EXTRACTED DATA =
━━━━━━━━━━━━━━━━

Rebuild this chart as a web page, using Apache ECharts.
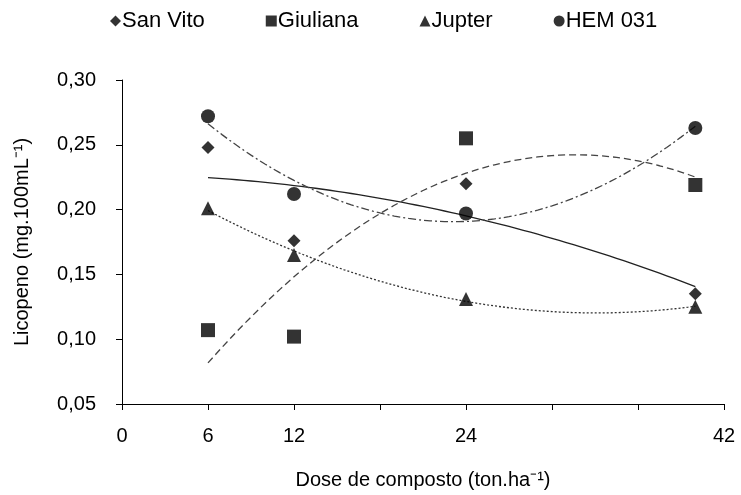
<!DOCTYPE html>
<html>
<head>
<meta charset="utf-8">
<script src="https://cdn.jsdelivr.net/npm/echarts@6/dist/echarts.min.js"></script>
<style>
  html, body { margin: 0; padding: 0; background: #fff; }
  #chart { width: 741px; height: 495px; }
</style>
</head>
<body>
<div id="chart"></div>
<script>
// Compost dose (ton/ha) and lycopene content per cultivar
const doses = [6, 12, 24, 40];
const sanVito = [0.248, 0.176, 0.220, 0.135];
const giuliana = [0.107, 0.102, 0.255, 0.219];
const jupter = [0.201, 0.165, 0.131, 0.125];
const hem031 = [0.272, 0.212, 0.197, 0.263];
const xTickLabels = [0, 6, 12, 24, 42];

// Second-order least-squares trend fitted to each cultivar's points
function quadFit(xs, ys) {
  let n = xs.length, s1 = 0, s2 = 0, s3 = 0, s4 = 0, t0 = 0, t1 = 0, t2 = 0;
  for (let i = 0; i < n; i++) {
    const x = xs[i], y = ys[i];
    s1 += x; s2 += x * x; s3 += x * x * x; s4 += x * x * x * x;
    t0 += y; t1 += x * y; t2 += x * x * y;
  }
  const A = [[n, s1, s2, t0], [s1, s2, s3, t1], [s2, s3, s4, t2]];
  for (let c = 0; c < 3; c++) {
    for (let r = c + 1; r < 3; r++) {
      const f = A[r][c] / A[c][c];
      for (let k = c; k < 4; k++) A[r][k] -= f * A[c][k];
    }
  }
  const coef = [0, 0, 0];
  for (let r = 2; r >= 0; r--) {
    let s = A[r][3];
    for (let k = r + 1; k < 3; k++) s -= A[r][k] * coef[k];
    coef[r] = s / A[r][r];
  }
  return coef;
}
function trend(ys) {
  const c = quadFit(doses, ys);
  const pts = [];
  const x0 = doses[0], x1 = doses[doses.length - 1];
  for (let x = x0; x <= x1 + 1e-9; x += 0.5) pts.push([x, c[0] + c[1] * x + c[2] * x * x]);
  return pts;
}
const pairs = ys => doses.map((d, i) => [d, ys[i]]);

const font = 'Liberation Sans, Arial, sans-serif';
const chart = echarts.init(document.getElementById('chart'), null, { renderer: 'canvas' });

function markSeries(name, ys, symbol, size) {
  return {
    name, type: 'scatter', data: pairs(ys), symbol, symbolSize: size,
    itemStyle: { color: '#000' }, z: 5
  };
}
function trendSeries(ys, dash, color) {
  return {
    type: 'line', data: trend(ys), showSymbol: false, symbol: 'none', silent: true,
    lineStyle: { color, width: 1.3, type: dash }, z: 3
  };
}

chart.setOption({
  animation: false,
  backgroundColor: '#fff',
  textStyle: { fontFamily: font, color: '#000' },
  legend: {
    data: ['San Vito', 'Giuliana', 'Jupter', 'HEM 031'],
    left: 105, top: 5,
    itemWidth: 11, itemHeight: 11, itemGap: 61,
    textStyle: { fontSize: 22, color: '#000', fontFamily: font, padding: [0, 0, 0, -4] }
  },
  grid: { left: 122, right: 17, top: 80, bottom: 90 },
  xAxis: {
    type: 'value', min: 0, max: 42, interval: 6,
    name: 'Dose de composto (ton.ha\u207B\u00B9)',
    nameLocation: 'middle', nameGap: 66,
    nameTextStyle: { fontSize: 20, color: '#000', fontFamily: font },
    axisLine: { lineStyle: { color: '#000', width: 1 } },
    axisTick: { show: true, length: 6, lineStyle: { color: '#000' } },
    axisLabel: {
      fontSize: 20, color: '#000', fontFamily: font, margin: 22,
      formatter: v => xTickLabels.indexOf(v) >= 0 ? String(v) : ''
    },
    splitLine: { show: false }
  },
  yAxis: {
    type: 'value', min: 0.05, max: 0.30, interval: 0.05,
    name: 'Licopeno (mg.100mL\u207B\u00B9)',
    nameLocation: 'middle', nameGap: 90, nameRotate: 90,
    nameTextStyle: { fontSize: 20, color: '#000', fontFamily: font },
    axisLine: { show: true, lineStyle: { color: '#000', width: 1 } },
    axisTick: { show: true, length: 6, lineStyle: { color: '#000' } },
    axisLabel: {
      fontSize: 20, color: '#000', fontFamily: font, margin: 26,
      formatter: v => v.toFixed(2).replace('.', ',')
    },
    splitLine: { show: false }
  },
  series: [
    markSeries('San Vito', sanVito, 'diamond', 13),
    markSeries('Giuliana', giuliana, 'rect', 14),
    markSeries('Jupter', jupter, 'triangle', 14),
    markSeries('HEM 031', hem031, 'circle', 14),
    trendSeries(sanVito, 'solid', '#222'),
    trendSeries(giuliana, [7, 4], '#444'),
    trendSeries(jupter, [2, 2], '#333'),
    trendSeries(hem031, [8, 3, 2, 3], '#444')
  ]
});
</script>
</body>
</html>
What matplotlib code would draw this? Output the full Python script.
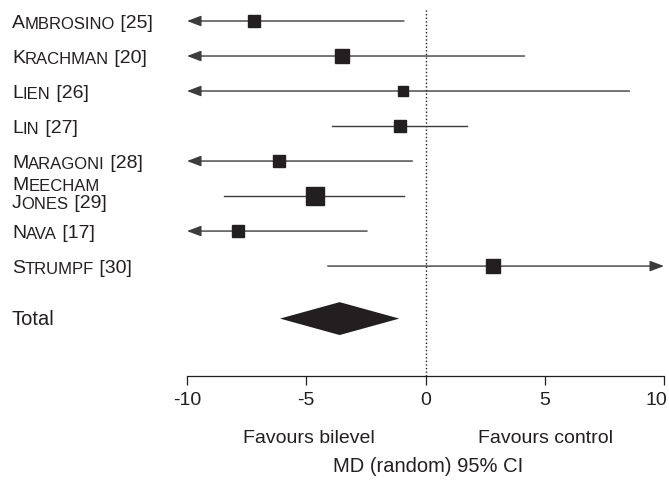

━━━━━━━━━━━━━━━━

INSTRUCTIONS TO FOLLOW = Leave the pictures out and repeat exactly the lines from the beginning of the records to the line bearing "const xTickLabels = [0, 6, 12, 24, 42];", both ends counted.

RIGHT ANSWER =
Rebuild this chart as a web page, using Apache ECharts.
<!DOCTYPE html>
<html>
<head>
<meta charset="utf-8">
<script src="https://cdn.jsdelivr.net/npm/echarts@6/dist/echarts.min.js"></script>
<style>
  html, body { margin: 0; padding: 0; background: #fff; }
  #chart { width: 741px; height: 495px; }
</style>
</head>
<body>
<div id="chart"></div>
<script>
// Compost dose (ton/ha) and lycopene content per cultivar
const doses = [6, 12, 24, 40];
const sanVito = [0.248, 0.176, 0.220, 0.135];
const giuliana = [0.107, 0.102, 0.255, 0.219];
const jupter = [0.201, 0.165, 0.131, 0.125];
const hem031 = [0.272, 0.212, 0.197, 0.263];
const xTickLabels = [0, 6, 12, 24, 42];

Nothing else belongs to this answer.